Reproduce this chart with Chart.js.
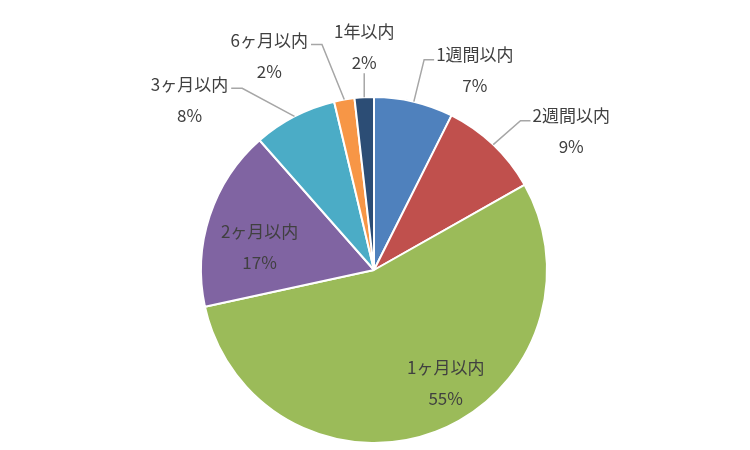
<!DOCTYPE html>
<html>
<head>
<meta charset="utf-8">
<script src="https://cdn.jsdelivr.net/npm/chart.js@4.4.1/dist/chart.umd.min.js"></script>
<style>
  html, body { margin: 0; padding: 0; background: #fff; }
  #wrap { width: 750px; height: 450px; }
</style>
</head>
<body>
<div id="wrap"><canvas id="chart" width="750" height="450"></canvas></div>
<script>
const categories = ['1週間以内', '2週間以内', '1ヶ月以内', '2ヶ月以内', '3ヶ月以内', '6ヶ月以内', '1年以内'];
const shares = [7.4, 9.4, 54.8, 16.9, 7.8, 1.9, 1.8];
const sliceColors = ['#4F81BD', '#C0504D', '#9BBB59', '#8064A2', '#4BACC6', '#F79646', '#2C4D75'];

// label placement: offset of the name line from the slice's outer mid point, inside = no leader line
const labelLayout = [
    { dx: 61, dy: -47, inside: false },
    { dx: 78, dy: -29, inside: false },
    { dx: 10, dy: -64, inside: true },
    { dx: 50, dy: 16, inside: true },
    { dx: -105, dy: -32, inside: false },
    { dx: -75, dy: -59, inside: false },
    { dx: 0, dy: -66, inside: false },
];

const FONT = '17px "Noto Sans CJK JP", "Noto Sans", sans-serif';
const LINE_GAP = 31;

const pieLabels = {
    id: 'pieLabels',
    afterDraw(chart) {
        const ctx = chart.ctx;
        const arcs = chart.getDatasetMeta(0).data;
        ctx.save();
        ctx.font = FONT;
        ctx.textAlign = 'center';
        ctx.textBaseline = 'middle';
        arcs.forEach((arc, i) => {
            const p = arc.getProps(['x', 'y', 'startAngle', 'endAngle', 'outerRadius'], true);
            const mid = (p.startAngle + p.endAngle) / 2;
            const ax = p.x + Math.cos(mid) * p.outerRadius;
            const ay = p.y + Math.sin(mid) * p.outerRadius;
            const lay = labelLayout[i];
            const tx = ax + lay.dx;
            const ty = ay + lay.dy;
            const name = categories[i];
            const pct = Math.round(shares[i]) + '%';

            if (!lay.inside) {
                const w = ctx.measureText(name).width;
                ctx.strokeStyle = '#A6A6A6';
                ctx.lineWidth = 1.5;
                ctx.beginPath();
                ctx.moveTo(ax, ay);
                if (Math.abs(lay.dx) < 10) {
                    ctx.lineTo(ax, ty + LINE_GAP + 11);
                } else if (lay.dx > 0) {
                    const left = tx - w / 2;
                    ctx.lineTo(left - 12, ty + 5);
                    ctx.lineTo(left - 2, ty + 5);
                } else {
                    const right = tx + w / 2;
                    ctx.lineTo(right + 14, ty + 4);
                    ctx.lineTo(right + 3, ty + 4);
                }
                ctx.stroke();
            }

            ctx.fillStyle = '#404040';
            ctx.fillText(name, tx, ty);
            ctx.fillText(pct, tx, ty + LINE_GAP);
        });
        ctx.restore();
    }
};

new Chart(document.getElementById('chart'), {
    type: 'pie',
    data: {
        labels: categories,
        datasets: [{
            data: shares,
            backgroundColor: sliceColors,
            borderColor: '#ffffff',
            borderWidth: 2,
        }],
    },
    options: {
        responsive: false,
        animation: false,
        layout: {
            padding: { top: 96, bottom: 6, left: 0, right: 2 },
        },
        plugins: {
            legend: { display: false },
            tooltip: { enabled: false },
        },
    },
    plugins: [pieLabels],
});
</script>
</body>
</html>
------------------------------------------------------------------------
== WHAT YOU SHOULD DO ==
Restate the whole of the material word for word without the pictures.

== ANSWER TO THIS EXERCISE ==
Reproduce this chart with Chart.js.
<!DOCTYPE html>
<html>
<head>
<meta charset="utf-8">
<script src="https://cdn.jsdelivr.net/npm/chart.js@4.4.1/dist/chart.umd.min.js"></script>
<style>
  html, body { margin: 0; padding: 0; background: #fff; }
  #wrap { width: 750px; height: 450px; }
</style>
</head>
<body>
<div id="wrap"><canvas id="chart" width="750" height="450"></canvas></div>
<script>
const categories = ['1週間以内', '2週間以内', '1ヶ月以内', '2ヶ月以内', '3ヶ月以内', '6ヶ月以内', '1年以内'];
const shares = [7.4, 9.4, 54.8, 16.9, 7.8, 1.9, 1.8];
const sliceColors = ['#4F81BD', '#C0504D', '#9BBB59', '#8064A2', '#4BACC6', '#F79646', '#2C4D75'];

// label placement: offset of the name line from the slice's outer mid point, inside = no leader line
const labelLayout = [
    { dx: 61, dy: -47, inside: false },
    { dx: 78, dy: -29, inside: false },
    { dx: 10, dy: -64, inside: true },
    { dx: 50, dy: 16, inside: true },
    { dx: -105, dy: -32, inside: false },
    { dx: -75, dy: -59, inside: false },
    { dx: 0, dy: -66, inside: false },
];

const FONT = '17px "Noto Sans CJK JP", "Noto Sans", sans-serif';
const LINE_GAP = 31;

const pieLabels = {
    id: 'pieLabels',
    afterDraw(chart) {
        const ctx = chart.ctx;
        const arcs = chart.getDatasetMeta(0).data;
        ctx.save();
        ctx.font = FONT;
        ctx.textAlign = 'center';
        ctx.textBaseline = 'middle';
        arcs.forEach((arc, i) => {
            const p = arc.getProps(['x', 'y', 'startAngle', 'endAngle', 'outerRadius'], true);
            const mid = (p.startAngle + p.endAngle) / 2;
            const ax = p.x + Math.cos(mid) * p.outerRadius;
            const ay = p.y + Math.sin(mid) * p.outerRadius;
            const lay = labelLayout[i];
            const tx = ax + lay.dx;
            const ty = ay + lay.dy;
            const name = categories[i];
            const pct = Math.round(shares[i]) + '%';

            if (!lay.inside) {
                const w = ctx.measureText(name).width;
                ctx.strokeStyle = '#A6A6A6';
                ctx.lineWidth = 1.5;
                ctx.beginPath();
                ctx.moveTo(ax, ay);
                if (Math.abs(lay.dx) < 10) {
                    ctx.lineTo(ax, ty + LINE_GAP + 11);
                } else if (lay.dx > 0) {
                    const left = tx - w / 2;
                    ctx.lineTo(left - 12, ty + 5);
                    ctx.lineTo(left - 2, ty + 5);
                } else {
                    const right = tx + w / 2;
                    ctx.lineTo(right + 14, ty + 4);
                    ctx.lineTo(right + 3, ty + 4);
                }
                ctx.stroke();
            }

            ctx.fillStyle = '#404040';
            ctx.fillText(name, tx, ty);
            ctx.fillText(pct, tx, ty + LINE_GAP);
        });
        ctx.restore();
    }
};

new Chart(document.getElementById('chart'), {
    type: 'pie',
    data: {
        labels: categories,
        datasets: [{
            data: shares,
            backgroundColor: sliceColors,
            borderColor: '#ffffff',
            borderWidth: 2,
        }],
    },
    options: {
        responsive: false,
        animation: false,
        layout: {
            padding: { top: 96, bottom: 6, left: 0, right: 2 },
        },
        plugins: {
            legend: { display: false },
            tooltip: { enabled: false },
        },
    },
    plugins: [pieLabels],
});
</script>
</body>
</html>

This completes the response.